Home > Finance > Excess gold lying idle in your locker can earn you income. Here’s how

Excess gold lying idle in your locker can earn you income. Here’s how


Gold lying in your locker appreciates in value if gold price goes up but does not pay you interest. Instead you have to pay bank locker charges on the same. Now your idle gold can earn interest apart from the appreciation of value. You can deposit the idle gold in an RBI designated bank and earn interest on the same. This facility is available under RBI’s Gold Monetisation Scheme. This is just like a bank fixed deposit where you deposit your idle gold with the bank and at the maturity, you get gold or the value of gold back along with the interest earned on the same. The gold value will be based on the prevailing price at the time of maturity, but the interest will be computed on the deposit value of gold.

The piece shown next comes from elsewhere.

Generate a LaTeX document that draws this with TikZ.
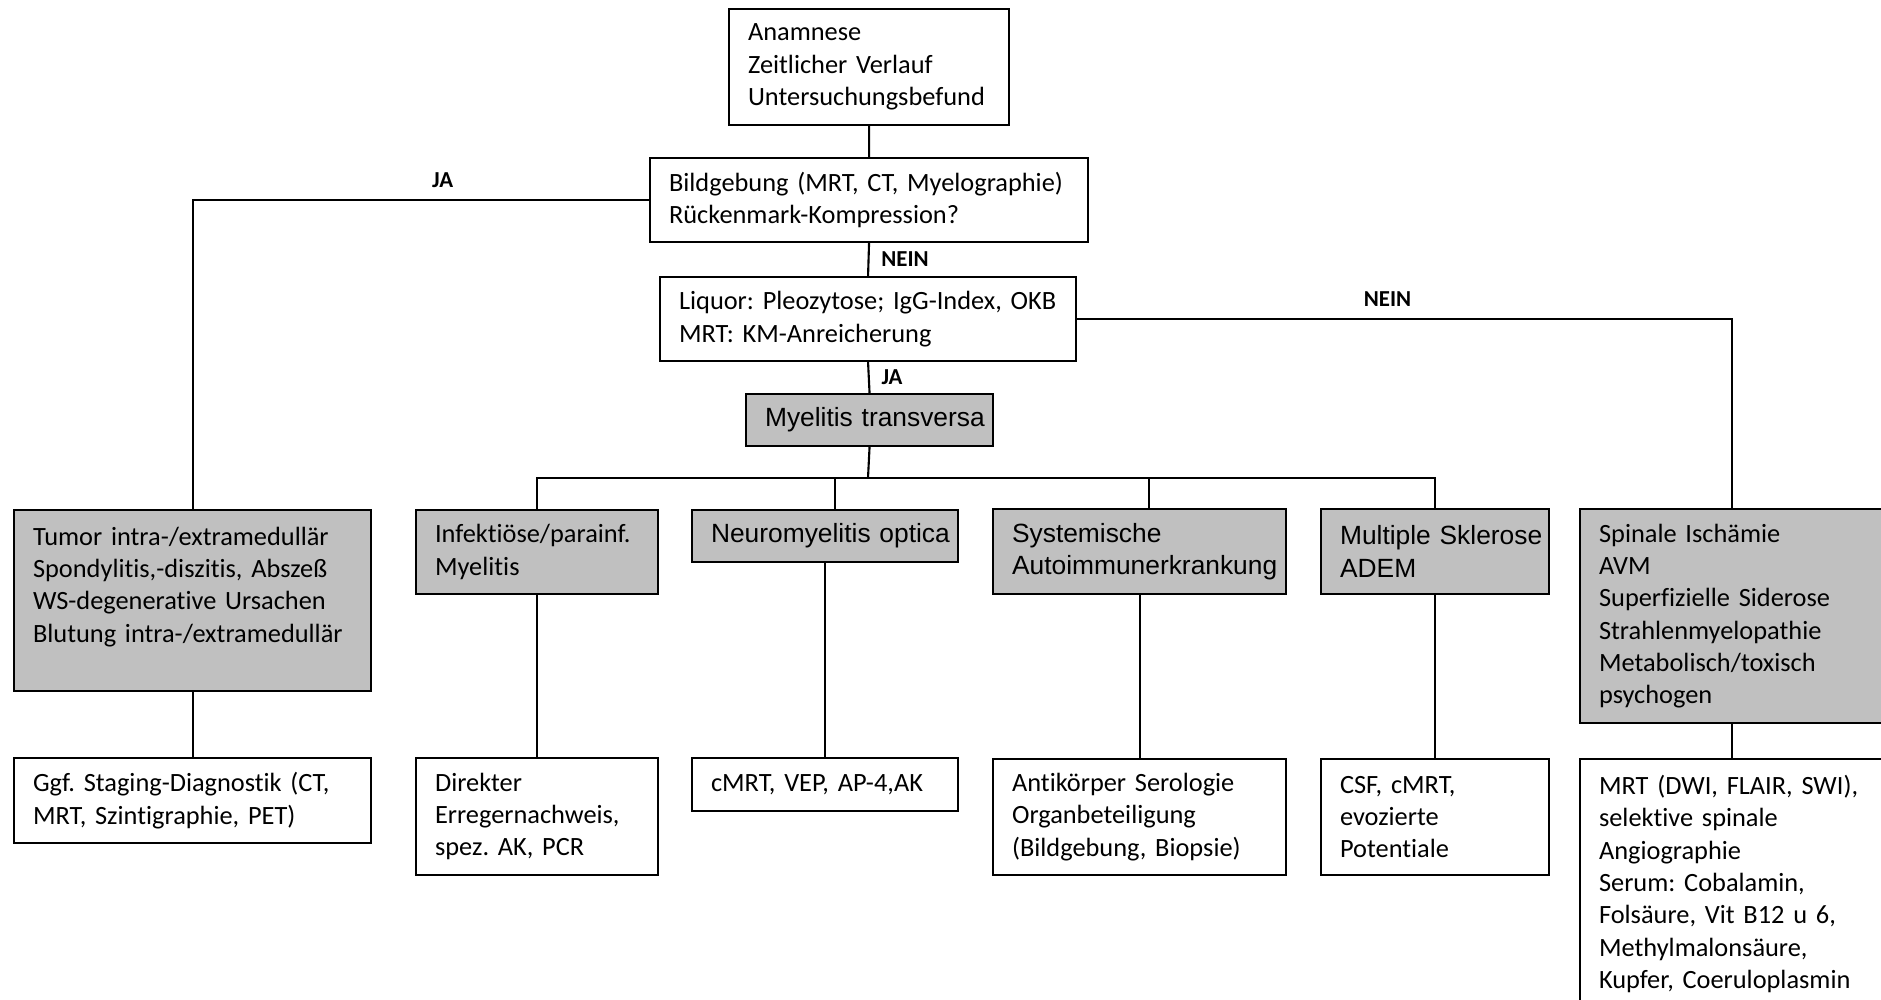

Your gold will be securely maintained by the bank, thus this scheme take away your worry to store gold. The scheme is offered only by the RBI designated banks.

Here are the features of the Gold Monetisation Scheme or Revamped Gold Deposit Scheme. You may also call it as gold fixed deposit.

  • A resident Indian individual of an institution can invest in this scheme. Gold FD can be opened in joint names as well.
  • Gold is accepted in the form of raw gold i.e. gold bars, coins, jewellery excluding stones and other metals.
  • An investor can deposit a minimum of 30 grams of gold. There is no maximum limit.
  • Investors can choose any term between 1 and 15 years. Different tenure options are as below:

> Short Term Bank Deposit (STBD) : Tenure 1 to 3 years

> Medium Term Government Deposit (MTGD) : Tenure: 5-7 years

> Long Term Government Deposit (LTGD) Tenure 12-15 years

(Under the medium term and the long term, the deposit will be accepted by the Bank on behalf of the Central Government.)

  • Iterest rates offered under Gold Monetisation Scheme are as below:


– For 1 year : 0.50% p.a.

– Above 1 year up to 2 years : 0.55% p.a.

– Above 2 years up to 3 years : 0.60% p.a.

> MTGD and LTGD : 2.25% p.a.

  • The principal and interest on STBD shall be denominated in gold. At present, in the case of MTGD & LTGD, the principal will be denominated in INR. The interest shall be paid in Rupees annually on 31st March or cumulative interest on maturity.
  • Depositor will have option to receive payment of simple interest annually or cumulative interest (compounding annually) on maturity. The option to be exercised at the time of deposit.
  • The scheme allows premature withdrawal as below:

> STBD : Allowed after a lock-in period of 1 year with a penalty on applicable interest rate.

> MTGD : Allowed to be withdraw any time after 3 years with penalty on interest

> LTGD : Allowed to be withdraw any time after 5 years with penalty on interest

  • Earnings under the Gold Monetisation Scheme are exempt from capital gains tax, wealth tax and income tax. There will be no capital gains tax on the appreciation in the value of gold deposited, or on the interest you make from it.
  • At the time of maturity, you will not get the gold in the same form which you had deposited. The gold jewellery or ornaments deposited would be melted and assayed by the PVC.